At a certain point, my dad, in one of our regular phone calls, said, “Could you have picked a harder job?”
I’d grown to love it, though. I’d grown some muscles, too. Hauling bundles of shingles up a ladder will do that. And since my main job was shaped by intangibles—you never know where a music career is going—there was a lot to like about the tangible aspect of roofing. We showed up to do a job, and at the end of the day it was finished. There’s something that satisfies and draws you in further when you can say, Look what I did.
I guess it’s odd to see things come full circle, to see my daughters in a roofing phase. That’s what it looks like to me, anyway. There’s this thing you want and need to do, and it takes sacrifice. It takes hard choices, and sometimes those choices include late night homework and tears. Aching muscles atop a random house. A science project that’s due tonight. Another roof to tear off in Iselin or Woodbridge.
By 1997, Outcry had a record deal. I’d moved in and out of employ with them in the mid-90s. Sometimes I populated their van on weird trips to Michigan or Ohio or Virginia, and sometimes I worked on my own songs. I had to play music, somehow. And Danny’s roofing operation became an integral part of that journey for a couple of years. Outrcry tooled around the US with a van and a U-haul trailer. Scattershot trips. I played solo gigs in New York and New Jersey.
My time on the roof allowed it to happen.
On Friday night, my daughters will take the stage when Footloose opens in Greensboro. They’ve sacrificed sleep and easy evenings to do something they love.

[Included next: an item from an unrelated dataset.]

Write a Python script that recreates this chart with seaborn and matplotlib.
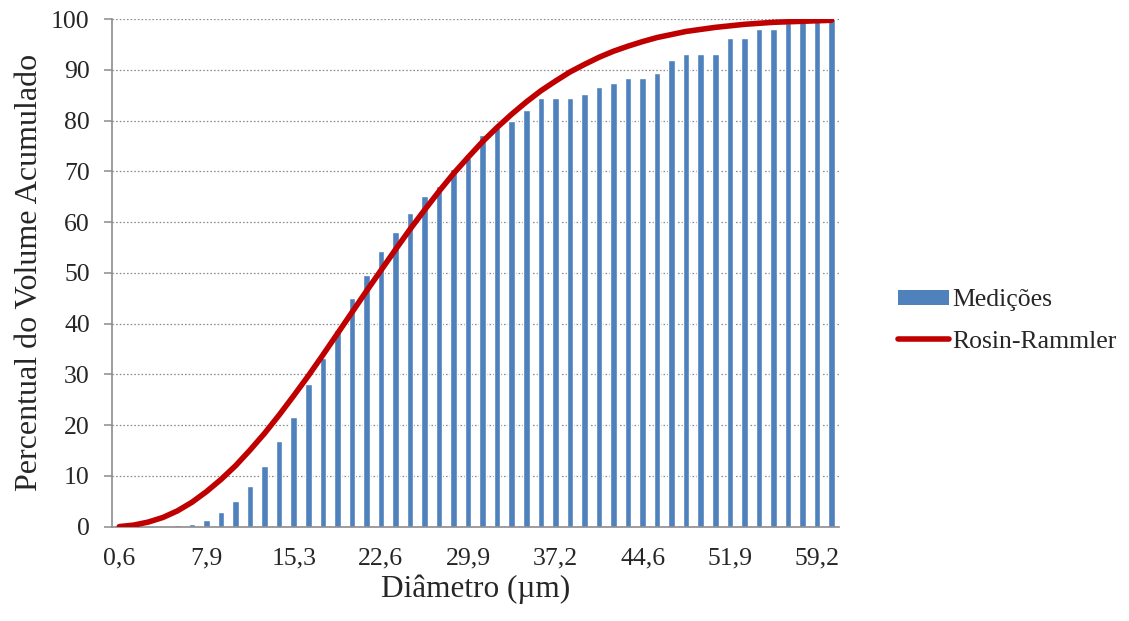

And to be honest, I’ve made some sacrifices, too. Lots of driving and sitting and waiting for them. I can take it. I’ve had harder jobs.
Something sits there, though, bubbling in all that sacrifice, and I think they see it. I think they can almost taste it. The excitement of the stage awaits, and they already know the price of admission. But cost doesn’t really matter when the thing you want lives and breathes inside of you. It’s an intangible thing, sure, but you know it’s real, so you’re willing to risk a fall or shed a few tears, just for the chance to do it.
I almost said it to Macey the other night: Rahway has the steepest roofs in New Jersey. But sometimes they get tired of my stories. Dad stories aren’t always effective. She stopped crying and did the work. Because she had to. Before I went to bed, I said, “You’re okay. We’ll do it again tomorrow.”
And in the way she always does, like when I say You’re pretty or You’re smart, she looked at me and said, “I know.”